The nightmare didn’t end there.  They eventually released the outstanding funds to us.  Then a new twist, we would now have to repay in 10 months.   We now had two concurrent loans running together with repayments falling due first, in the first week of the month and next by midmonth. It isn’t allthat, the loan amount had now increased significantly as previous unpaid amounts which earlier fell due were now charged at 40% interest for default.

I just stared at them.  I tried having a meeting with them they bluffed me.  The bank resorted to threats and intimidation.  I felt we borrowed the money and we must pay back and I was reluctant to make any case or be seen to be irresponsible, besides we were debtors and some sense of shame, if you know what I mean! Also, I felt I needed to show gratefulness for this bank’s ‘help’! 

At last, I talked with a Lawyer who was appalled at all these and suggested that I have to make the officials  understand that it mattered that they appreciate their culpability and that they couldn’t ride rough-shod over us, and that we would escalate and seek re-dress if need be.  I told him we owed and needed to pay, he said, yes, but responsibly so. 

Then I had one more meeting with the bank executives and very calmly took them through the credit journey showing them e-mails evidences, reminded them of the original request and letting them know that we were committed to paying back but it will have to be within responsible limit.  Expectedly, they backed down.

See my story.  The question is how do you grow an economy without the SMEs? And how do SMEs grow and survive without credit? How do small and medium scale enterprises access credit fairly and easily? How do we get credit within reasonable interest rates? How can we simplify credit application system and process? What thoughts do you have for financial security system that makes borrowers pay?
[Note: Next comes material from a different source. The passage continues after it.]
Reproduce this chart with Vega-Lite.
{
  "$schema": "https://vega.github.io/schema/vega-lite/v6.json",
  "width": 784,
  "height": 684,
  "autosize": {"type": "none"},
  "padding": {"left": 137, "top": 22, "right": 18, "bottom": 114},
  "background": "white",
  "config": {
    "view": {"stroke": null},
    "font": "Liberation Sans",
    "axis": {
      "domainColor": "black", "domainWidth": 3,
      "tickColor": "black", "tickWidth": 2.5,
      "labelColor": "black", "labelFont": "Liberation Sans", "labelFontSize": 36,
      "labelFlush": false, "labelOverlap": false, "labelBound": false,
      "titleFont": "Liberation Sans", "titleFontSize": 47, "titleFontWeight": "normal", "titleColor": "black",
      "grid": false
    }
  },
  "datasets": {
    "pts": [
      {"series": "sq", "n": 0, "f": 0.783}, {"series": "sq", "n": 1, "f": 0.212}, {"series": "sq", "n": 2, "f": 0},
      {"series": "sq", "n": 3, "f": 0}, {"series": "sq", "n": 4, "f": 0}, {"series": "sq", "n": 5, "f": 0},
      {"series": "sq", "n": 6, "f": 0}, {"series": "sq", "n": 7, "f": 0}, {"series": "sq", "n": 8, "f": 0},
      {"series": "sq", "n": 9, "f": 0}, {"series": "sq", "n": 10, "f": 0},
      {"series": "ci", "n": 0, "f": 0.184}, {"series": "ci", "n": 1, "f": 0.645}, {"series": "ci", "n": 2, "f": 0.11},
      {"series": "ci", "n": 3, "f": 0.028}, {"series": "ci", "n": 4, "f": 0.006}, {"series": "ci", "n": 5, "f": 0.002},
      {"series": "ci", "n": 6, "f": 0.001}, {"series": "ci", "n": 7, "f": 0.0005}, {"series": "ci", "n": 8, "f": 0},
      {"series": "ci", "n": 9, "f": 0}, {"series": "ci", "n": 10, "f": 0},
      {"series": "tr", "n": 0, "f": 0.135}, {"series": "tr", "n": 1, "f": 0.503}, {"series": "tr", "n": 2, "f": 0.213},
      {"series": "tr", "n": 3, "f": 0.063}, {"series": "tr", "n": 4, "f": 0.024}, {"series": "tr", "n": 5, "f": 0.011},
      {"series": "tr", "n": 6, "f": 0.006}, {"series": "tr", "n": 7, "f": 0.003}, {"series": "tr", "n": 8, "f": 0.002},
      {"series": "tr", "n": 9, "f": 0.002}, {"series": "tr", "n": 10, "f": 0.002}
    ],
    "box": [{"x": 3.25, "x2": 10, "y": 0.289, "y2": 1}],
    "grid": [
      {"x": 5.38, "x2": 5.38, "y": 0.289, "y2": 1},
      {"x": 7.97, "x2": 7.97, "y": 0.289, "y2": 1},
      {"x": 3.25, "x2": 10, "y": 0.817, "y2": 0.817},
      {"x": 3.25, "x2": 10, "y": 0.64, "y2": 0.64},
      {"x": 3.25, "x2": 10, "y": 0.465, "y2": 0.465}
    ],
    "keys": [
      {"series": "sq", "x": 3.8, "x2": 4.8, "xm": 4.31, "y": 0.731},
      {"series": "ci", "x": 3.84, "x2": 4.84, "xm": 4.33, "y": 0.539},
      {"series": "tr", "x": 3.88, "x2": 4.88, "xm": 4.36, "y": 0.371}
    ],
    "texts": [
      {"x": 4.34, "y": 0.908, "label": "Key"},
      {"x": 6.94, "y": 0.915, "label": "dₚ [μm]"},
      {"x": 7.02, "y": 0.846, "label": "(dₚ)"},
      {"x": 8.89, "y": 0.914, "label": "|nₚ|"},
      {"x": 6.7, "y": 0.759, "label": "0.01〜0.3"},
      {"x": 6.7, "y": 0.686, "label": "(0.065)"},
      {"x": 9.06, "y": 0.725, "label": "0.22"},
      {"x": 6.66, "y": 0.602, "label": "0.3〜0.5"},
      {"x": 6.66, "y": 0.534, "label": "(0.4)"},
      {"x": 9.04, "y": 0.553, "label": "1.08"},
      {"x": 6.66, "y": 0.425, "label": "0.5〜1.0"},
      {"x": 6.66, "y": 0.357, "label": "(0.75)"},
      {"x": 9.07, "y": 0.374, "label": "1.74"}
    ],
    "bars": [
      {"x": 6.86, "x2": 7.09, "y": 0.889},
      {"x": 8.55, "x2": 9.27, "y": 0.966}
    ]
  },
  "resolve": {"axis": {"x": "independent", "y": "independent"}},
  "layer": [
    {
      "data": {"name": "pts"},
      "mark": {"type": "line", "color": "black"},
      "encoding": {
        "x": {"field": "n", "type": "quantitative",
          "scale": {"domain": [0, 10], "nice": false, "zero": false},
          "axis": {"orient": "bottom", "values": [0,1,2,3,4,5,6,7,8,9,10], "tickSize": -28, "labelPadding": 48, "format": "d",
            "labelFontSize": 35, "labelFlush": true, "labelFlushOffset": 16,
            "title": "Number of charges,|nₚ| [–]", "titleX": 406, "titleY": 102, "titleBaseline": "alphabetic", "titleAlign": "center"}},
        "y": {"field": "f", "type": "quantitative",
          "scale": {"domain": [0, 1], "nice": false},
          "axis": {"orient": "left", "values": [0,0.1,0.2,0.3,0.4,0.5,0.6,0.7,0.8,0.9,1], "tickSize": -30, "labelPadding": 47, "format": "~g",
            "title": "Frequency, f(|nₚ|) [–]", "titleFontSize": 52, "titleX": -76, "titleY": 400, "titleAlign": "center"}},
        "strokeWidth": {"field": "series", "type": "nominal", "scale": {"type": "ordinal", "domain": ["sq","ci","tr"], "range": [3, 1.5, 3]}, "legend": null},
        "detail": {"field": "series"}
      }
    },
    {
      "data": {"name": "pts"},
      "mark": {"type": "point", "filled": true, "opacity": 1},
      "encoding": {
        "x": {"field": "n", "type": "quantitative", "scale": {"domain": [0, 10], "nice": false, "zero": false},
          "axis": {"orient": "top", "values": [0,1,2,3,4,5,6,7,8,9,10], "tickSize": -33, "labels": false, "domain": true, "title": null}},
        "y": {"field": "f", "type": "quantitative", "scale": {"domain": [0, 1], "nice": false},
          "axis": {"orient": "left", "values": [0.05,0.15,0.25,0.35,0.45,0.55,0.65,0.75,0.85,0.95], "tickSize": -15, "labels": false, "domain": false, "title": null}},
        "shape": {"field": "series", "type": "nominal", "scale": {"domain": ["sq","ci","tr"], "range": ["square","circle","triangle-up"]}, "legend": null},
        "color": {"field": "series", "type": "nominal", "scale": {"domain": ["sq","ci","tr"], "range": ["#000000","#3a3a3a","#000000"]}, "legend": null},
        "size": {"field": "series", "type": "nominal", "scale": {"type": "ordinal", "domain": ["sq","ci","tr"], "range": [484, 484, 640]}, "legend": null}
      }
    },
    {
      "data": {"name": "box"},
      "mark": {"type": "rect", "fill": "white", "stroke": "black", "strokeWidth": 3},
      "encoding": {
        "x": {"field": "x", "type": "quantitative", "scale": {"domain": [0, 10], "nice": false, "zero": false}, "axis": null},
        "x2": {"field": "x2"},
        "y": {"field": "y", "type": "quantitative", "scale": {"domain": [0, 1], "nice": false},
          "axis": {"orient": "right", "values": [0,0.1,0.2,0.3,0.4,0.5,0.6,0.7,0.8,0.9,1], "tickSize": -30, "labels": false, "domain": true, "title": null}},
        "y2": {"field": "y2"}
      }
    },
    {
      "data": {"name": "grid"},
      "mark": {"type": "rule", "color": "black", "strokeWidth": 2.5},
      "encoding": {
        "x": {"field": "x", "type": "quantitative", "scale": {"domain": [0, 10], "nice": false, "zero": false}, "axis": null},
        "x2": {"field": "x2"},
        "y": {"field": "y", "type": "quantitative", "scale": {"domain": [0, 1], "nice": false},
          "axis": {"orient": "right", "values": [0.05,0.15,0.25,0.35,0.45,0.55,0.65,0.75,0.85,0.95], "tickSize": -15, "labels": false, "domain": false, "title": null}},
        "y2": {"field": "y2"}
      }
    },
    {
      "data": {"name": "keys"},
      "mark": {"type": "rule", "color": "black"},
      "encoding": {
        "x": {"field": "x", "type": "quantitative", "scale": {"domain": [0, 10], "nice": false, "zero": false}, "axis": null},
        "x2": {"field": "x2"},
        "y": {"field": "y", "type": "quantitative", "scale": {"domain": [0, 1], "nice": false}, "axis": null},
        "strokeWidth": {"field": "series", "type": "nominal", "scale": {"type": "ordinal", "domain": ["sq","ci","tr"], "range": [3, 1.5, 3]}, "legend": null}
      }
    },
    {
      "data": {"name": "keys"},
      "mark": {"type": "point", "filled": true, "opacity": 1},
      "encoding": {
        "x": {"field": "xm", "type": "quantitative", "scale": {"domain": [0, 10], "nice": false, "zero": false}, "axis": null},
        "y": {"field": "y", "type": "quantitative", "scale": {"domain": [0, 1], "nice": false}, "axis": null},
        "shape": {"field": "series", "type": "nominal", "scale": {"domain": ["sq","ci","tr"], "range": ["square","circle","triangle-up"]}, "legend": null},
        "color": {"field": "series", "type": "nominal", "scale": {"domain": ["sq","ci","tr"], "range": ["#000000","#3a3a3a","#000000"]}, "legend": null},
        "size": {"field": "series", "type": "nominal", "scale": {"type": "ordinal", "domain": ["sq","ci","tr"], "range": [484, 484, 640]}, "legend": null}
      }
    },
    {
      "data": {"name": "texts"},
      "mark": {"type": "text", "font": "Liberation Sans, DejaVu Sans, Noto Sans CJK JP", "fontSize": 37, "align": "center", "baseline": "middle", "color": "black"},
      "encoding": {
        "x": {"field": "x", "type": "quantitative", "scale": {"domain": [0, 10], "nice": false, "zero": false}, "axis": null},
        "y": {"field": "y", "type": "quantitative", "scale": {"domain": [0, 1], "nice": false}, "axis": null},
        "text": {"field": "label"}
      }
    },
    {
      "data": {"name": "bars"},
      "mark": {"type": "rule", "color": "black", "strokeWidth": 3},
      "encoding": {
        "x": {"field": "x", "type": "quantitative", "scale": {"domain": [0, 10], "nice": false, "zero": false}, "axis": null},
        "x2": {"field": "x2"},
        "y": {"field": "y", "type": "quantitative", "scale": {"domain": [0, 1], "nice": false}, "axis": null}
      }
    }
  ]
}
What changes do we need to make to our legal and judicial system to ensure accelerated judicial and legal process so that the wheel of justice will move in good time and in good speed? Are there venture capitalists out there? How do business people access you? Do banks have dedicated SME funds? What form of social engagement and responsibility can the banks can engage in to prime business knowledge and awareness to help viable and genuine business entrepreneurs build knowledge and capacity to help them better able to access credit? Do you have a successful credit application story? \

 Please tell it.  Is it true that Bank Managers actually own the loan shack businesses giving credit at up to 25% per month?  That they get the monies to their cronies and then direct bank customers to them? I heard so but I don’t know. Folks, how do genuine business people get credit besides getting from some relative or friend or well-wisher?  By the way, my MBA thesis is going to be on a comparative analysis of family and friend’s credit provisions for SME survival against the bank’s effort in this same direction, looking at the Nigerian example and using a special case study.

And you know, interestingly, it comes back to us all, the banks, the SMEs and the economy.  It works well, and we all benefit; a vibrant economy, more jobs, people off the street and yes, a safer world.